『オーケストラの鼓動』というビデオがある。客演で招かれた指揮者が、2〜3日という短い時間でコンサートに向けてオーケストラを仕上げていく過程が描かれている。自分が表現したいことをどう伝え、個性溢れるオーケストラのメンバーをどうまとめていくのか。チーム作りをしてきた私にとって、とても興味深い内容だった。そのビデオで見事なリーダーシップを発揮していたのが、佐渡裕氏。現在はフランスとイタリアを中心に、海外で活躍をしている日本を代表する指揮者である。今回は、氏とともに日本と欧米との相違、個性派集団をまとめる統率力などについて、音楽とスポーツというお互いの立場から意見を交わした。

平尾オーケストラは100人ぐらいの集団ということですが、それぞれの音楽家にも個があって、それぞれに演奏する曲の解釈があるわけですよね。そういう中で、その解釈が佐渡さんのイメージと微妙にずれてしまうという場合もあると思うんですが・・・。

佐渡それはありますね。でも、それはそれでいいと思ってます。たとえば「ビーフシチュー」という料理を一つとっても、国によって、あるいは人によって持つイメージは異なりますよね。そのビーフシチューを作ろうというときにも、神戸牛のいい肉しか使わない人もいれば、脂身のまったくない肉を用意する人だっている。玉ねぎも大きくて甘い玉ねぎがあればいいけど、小さくて辛いものしかないこともあるでしょう。だから、出来上がるビーフシチューは、どこの国で作ったのか誰と作ったのかによって、まったく違ったものになってくる。音楽の場合も、僕はそれでいいと思っているんです。

平尾オーケストラ全員が、むりやり解釈を一致させる必要はないと。

佐渡はい、そう思っています。もしかしたら平尾さんと意見が異なるところかも知れませんが、日本人は団体や組織になるとすばらしくて、欧米は個人個人が非常に優れているとよく言われますが、僕はそんなことはないのではと最近思っているんです。なぜなら、ヨーロッパのオーケストラで指揮をするときのほうが、こういう音楽がやりたいというビジョンを立てて「これで、行こう!」となったら、みんなが同じ方向へ進むんです。

平尾目指すところさえハッキリすれば、一つにまとまる力は日本人以上かも知れないということですか。

佐渡そうですね。ただ、個人を見ると、ものすごくめちゃくちゃな人もいますよ(笑)。たとえば、あるフルート奏者はいわゆる天才なんですが、オーケストラの練習の時にも寝ぼけた顔をして時間ギリギリにやってくるようなルーズな面がある。あらかじめ個人練習なんてしてこないから、曲の構成も頭に入っていない。彼が吹かなければいけないところで吹かないなんていうことはしょっちゅうです。おまけに、酒に酔って警察のやっかいになるようなこともしてしまう。だから、オーケストラのメンバーからは「あいつは、しょうがないな」と思われているんですが、いい演奏会のときにはいつもその彼が先頭に立ってみんなを引っ張っているんです。

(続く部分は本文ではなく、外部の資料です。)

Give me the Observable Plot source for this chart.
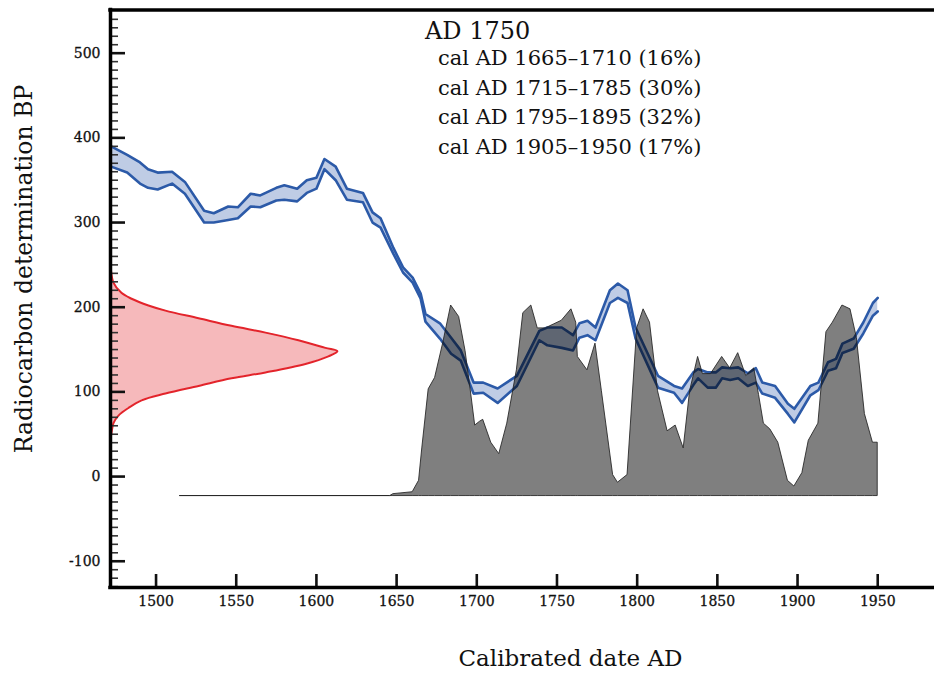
<!DOCTYPE html>
<html>
<head>
<meta charset="utf-8">
<script src="https://cdn.jsdelivr.net/npm/d3@7"></script>
<script src="https://cdn.jsdelivr.net/npm/@observablehq/plot@0.6"></script>
<style>
  html, body { margin: 0; padding: 0; background: #fff; }
  #chart { width: 934px; height: 673px; }
</style>
</head>
<body>
<div id="chart"></div>
<script>
// ---- Calibration curve (IntCal band): upper / lower edges, BP ----
const curveYears = [1472,1482,1490,1495,1501,1510,1518,1530,1536,1545,1551,1559,1565,1575,1580,1588,1594,1600,1605,1612,1619,1629,1635,1640,1648,1654,1660,1665,1668,1677,1684,1690,1698,1704,1713,1725,1739,1744,1753,1760,1764,1769,1774,1783,1788,1794,1799,1813,1823,1828,1835,1838,1844,1849,1853,1858,1863,1869,1874,1878,1886,1894,1898,1908,1913,1919,1924,1928,1935,1941,1947,1950];
const curveHigh  = [390,380,371,363,359,360,348,314,311,319,318,334,332,341,344,340,350,353,375,366,340,335,312,305,270,247,235,216,192,181,164,149,111,111,104,119,172,176,176,167,181,184,176,220,228,220,176,119,107,104,123,127,123,123,129,128,129,122,128,111,107,86,80,107,111,135,139,157,163,182,205,211];
const curveLow   = [366,359,346,341,339,346,334,300,300,303,305,319,318,326,327,325,335,340,363,350,327,324,300,294,263,241,229,210,183,163,145,137,98,99,87,107,161,155,152,149,164,167,161,205,211,205,163,105,99,87,108,116,105,105,116,114,116,107,111,98,93,74,64,96,102,125,128,146,151,169,190,195];

// ---- Calibrated date distribution (relative probability) ----
const distYears = [1515,1646,1648,1660,1664,1666,1670,1674,1679,1684,1689,1693,1696,1699,1702,1704,1709,1714,1719,1725,1729,1734,1738,1743,1748,1753,1759,1762,1763,1769,1774,1778,1785,1788,1794,1800,1804,1808,1813,1819,1824,1829,1833,1838,1841,1846,1853,1858,1863,1868,1873,1876,1879,1883,1888,1894,1898,1903,1907,1913,1918,1922,1928,1933,1937,1942,1947,1950];
const distProb  = [0,0,0.01,0.02,0.08,0.25,0.56,0.62,0.80,1.00,0.94,0.76,0.57,0.37,0.39,0.40,0.28,0.22,0.38,0.66,0.96,1.00,0.88,0.88,0.90,0.92,0.98,0.91,0.73,0.66,0.80,0.55,0.11,0.07,0.11,0.88,0.98,0.91,0.55,0.34,0.37,0.25,0.55,0.73,0.64,0.64,0.73,0.67,0.75,0.63,0.67,0.53,0.38,0.35,0.28,0.08,0.05,0.12,0.29,0.38,0.86,0.91,1.00,0.98,0.83,0.43,0.28,0.28];

// ---- Radiocarbon measurement likelihood (relative) ----
const likeBP   = [251,229,217,210,202,196,187,178,170,161,152,148,142,133,123,116,107,98,90,81,72,63,51,44];
const likeProb = [0,0.013,0.048,0.093,0.167,0.242,0.388,0.533,0.683,0.828,0.947,1.0,0.960,0.859,0.683,0.533,0.388,0.242,0.137,0.079,0.035,0.013,0.004,0];

// ---- Axis ticks and texts ----
const xTickValues = [1500,1550,1600,1650,1700,1750,1800,1850,1900,1950];
const yMajorTicks = [-100,0,100,200,300,400,500];
const yMinorTicks = [-130,-120,-110,-90,-80,-70,-60,-50,-40,-30,-20,-10,10,20,30,40,50,60,70,80,90,110,120,130,140,150,160,170,180,190,210,220,230,240,250,260,270,280,290,310,320,330,340,350,360,370,380,390,410,420,430,440,450,460,470,480,490,510,520,530,540];
const titleText = "AD 1750";
const rangeLines = ["cal AD 1665–1710 (16%)","cal AD 1715–1785 (30%)","cal AD 1795–1895 (32%)","cal AD 1905–1950 (17%)"];
const xLabel = "Calibrated date AD";
const yLabel = "Radiocarbon determination BP";

// ---- build tables ----
const curve = curveYears.map((year, i) => ({year, hi: curveHigh[i], lo: curveLow[i]}));
const dist = distYears.map((year, i) => ({year, p: distProb[i]}));
const like = likeBP.map((bp, i) => ({bp, p: likeProb[i]}));

const W = 934, H = 673;
const mL = 110, mR = 0, mT = 9.5, mB = 86;
const X0 = 1471.6, X1 = 1985.4;
const Y0 = -131, Y1 = 551;
const DIST_BASE = -23, DIST_H = 225;   // placement of the calibrated distribution
const LIKE_SPAN = 141.5;               // horizontal extent of the likelihood curve (years)
const plotW = W - mL - mR, plotH = H - mT - mB;
const FONT = "DejaVu Serif";

const chart = Plot.plot({
  width: W, height: H,
  marginLeft: mL, marginRight: mR, marginTop: mT, marginBottom: mB,
  x: {domain: [X0, X1], axis: null},
  y: {domain: [Y0, Y1], axis: null},
  style: {fontFamily: FONT, background: "#fff", overflow: "visible"},
  marks: [
    // likelihood (red)
    Plot.areaX(like, {y: "bp", x1: () => X0, x2: d => X0 + d.p * LIKE_SPAN, fill: "#f6b9bb", curve: "catmull-rom"}),
    Plot.line(like, {y: "bp", x: d => X0 + d.p * LIKE_SPAN, stroke: "#e3242b", strokeWidth: 2, curve: "catmull-rom"}),
    // calibration curve band
    Plot.areaY(curve, {x: "year", y1: "lo", y2: "hi", fill: "#bfcce5"}),
    Plot.line(curve, {x: "year", y: "hi", stroke: "#2c5aa8", strokeWidth: 2.6}),
    Plot.line(curve, {x: "year", y: "lo", stroke: "#2c5aa8", strokeWidth: 2.6}),
    // calibrated distribution (gray, translucent)
    Plot.areaY(dist, {x: "year", y1: () => DIST_BASE, y2: d => DIST_BASE + d.p * DIST_H,
      fill: "black", fillOpacity: 0.5, stroke: "#222", strokeWidth: 1, strokeOpacity: 0.85}),
    // ticks (inward)
    Plot.tickY(yMinorTicks, {y: d => d, stroke: "#333", strokeWidth: 1.6, insetRight: plotW - 8}),
    Plot.tickY(yMajorTicks, {y: d => d, stroke: "#111", strokeWidth: 2.6, insetRight: plotW - 15}),
    Plot.tickX(xTickValues, {x: d => d, stroke: "#111", strokeWidth: 2.6, insetTop: plotH - 13}),
    // tick labels
    Plot.text(yMajorTicks, {y: d => d, text: d => String(d), frameAnchor: "left", dx: -10, textAnchor: "end", fontSize: 14, fill: "#111", stroke: "#111", strokeWidth: 0.3}),
    Plot.text(xTickValues, {x: d => d, text: d => String(d), frameAnchor: "bottom", dy: 18, fontSize: 14, fill: "#111", stroke: "#111", strokeWidth: 0.3}),
    // axis lines / frame
    Plot.ruleX([X0], {stroke: "#000", strokeWidth: 3.5, strokeLinecap: "square"}),
    Plot.ruleY([Y0], {stroke: "#000", strokeWidth: 3.5, strokeLinecap: "square"}),
    Plot.ruleY([Y1], {stroke: "#000", strokeWidth: 3.5, strokeLinecap: "square"})
  ]
});

document.getElementById("chart").appendChild(chart);

const svg = d3.select(chart.tagName.toLowerCase() === "svg" ? chart : chart.querySelector("svg"));
const txt = svg.append("g").attr("font-family", FONT).attr("fill", "#111").attr("text-anchor", "start");
txt.append("text").attr("x", 425).attr("y", 39).attr("font-size", 24).attr("text-anchor", "start").text(titleText);
rangeLines.forEach((s, i) => {
  txt.append("text").attr("x", 438).attr("y", 65 + i * 29.5).attr("font-size", 21).attr("text-anchor", "start").text(s);
});
txt.append("text").attr("x", 570.5).attr("y", 666).attr("text-anchor", "middle").attr("font-size", 23).text(xLabel);
txt.append("text").attr("transform", "translate(32,269) rotate(-90)").attr("text-anchor", "middle").attr("font-size", 23.5).text(yLabel);
</script>
</body>
</html>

平尾普段はただの酔っ払いなのに、ここぞというときには素晴らしい演奏をしてみんなをリードするわけですね(笑)。

佐渡そうなんですよ。

平尾そういう姿は、日本ではあまり見られないことですね。。

佐渡ヨーロッパでも多いタイプではありませんけどね(笑)。

平尾そうでしょうね(笑)。

佐渡もちろん、ヨーロッパのオーケストラにも「そんなの、違うだろう」と自分の主張を曲げない楽団員がいないわけではないんですが、だいたいにおいてまとまります。だから、演奏会をやっていても、非常に団体としての満足感がありますね。

 

●プロフィール
佐渡 裕(さど ゆたか):1961年5月13日、京都市生まれ。ピアノ教師だった母親の影響から3才でピアノ、小学生からはフルートを始める。京都市立芸術大学ではフルートを専攻するが、指揮者への夢を追いかけて在学中からアマチュアオーケストラの指揮をこなす。87年、タングルウッド音楽祭で小澤征爾に見出され、レナード・バーンスタインのレッスンを受ける。89年ブザンソン国際指揮者コンクールで優勝。翌年、新日本フィルハーモニー交響楽団との演奏会で、プロの指揮者としてのデビューする。93年からパリのコンセール・ラムルー管弦楽団の主席指揮者を、99年からはジュゼッペ・ヴェルディ・ミラノ交響楽団の主席客演指揮者を務めている。日本では子どもたちへの音楽教育プログラムなどを積極的に行っている。また、今年は6〜7月にかけて恩師レナード・バーンスタインの不朽の名作「キャンディード」の公演を東京・愛知・大阪で行う。最新CDは『サティ作品集・ジムノベディ』(ワーナーミュージック・ジャパン)、著書に『僕はいかにして指揮者になったのか』(はまの出版)がある。